Phage therapy has been used in the U.K. a handful of times to treat sepsis and in a small number of diabetic foot infections, however this is the first time researchers have investigated unlocking the potential of environmentally occurring phage on a wider scale and from the waste of endangered species.
It is estimated that 25% of diabetic patients end up suffering with a foot ulcer, while the number of diabetics is ever-increasing. A recent report commissioned by Diabetes UK revealed that 60,000–75,000 people per week are being treated for diabetic foot ulcers (DFUs) in England alone. Many of these do not respond to the normal antibiotic treatment due to resistant bacteria, resulting in around 7,000 amputations a year.
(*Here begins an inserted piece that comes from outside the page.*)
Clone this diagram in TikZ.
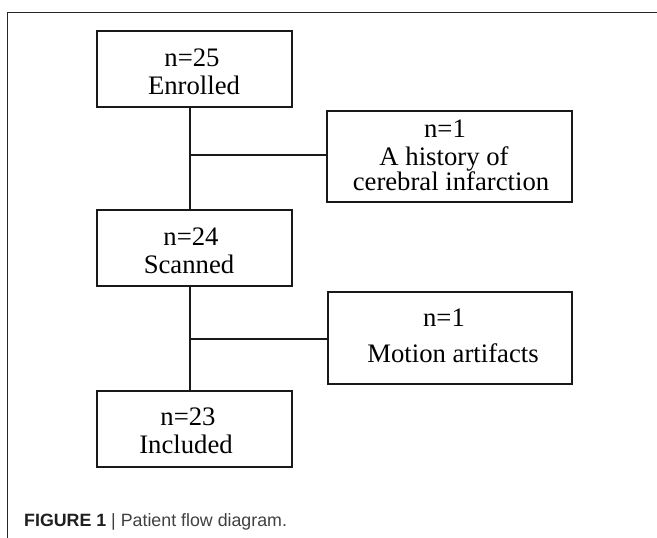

Dr. Dave Partridge, Consultant Microbiologist, Sheffield Teaching Hospitals NHS Foundation Trust, said, "Diabetic foot infections are often a challenge to treat and patients may need to have surgery to amputate part of the foot or leg, which can have a huge impact on their quality of life. If bacteriophage therapy proves successful, this could provide us with the ability to treat these infections in a different way, shortening courses of antibiotics and potentially avoiding the need for surgery."
Researchers have so far identified helpful bacteria in the fecal matter of Guinea baboons, giraffes, lemurs, Visayan pigs and binturongs, who are part of a collection of 450 animals from more than 70 rare and endangered species at the 260-acre park at Branton, near Doncaster.
Dr. Charlotte Macdonald, director of animals at Yorkshire Wildlife Park, said, "We are thrilled to be involved in such a ground-breaking project. It is remarkable to think that this exciting research could help those who would otherwise have to go through traumatic therapies and amputations.
"This highlights the One Health approach, and how intricately connected human health is to animal health and protecting biodiversity is critical for the ongoing well-being of the planet and all the creatures that live on it—including humans.
"It all emphasizes how interconnected the web of life is and the importance of protecting endangered species and their habitats, which is why here at Yorkshire Wildlife Park we place conservation of all these magnificent creatures at the heart of all our work."
Dr. Dinesh Selvarajah, Consultant Physician at Sheffield Teaching Hospitals NHS Foundation Trust, said, "Unfortunately, I see many patients with diabetic foot disease in my clinic. Treating infections more effectively will have a significant impact on lowering the risk of amputations. That is why we are pleased to be working with the University of Sheffield, and Yorkshire Wildlife Park on this important early stage research which has the potential to find new ways of treating diabetic foot infections."
Research is ongoing to discover phage from different sources. Currently clinical trials to determine the effectiveness of diabetic foot ulcer therapy with the bacteriophages have not yet been undertaken.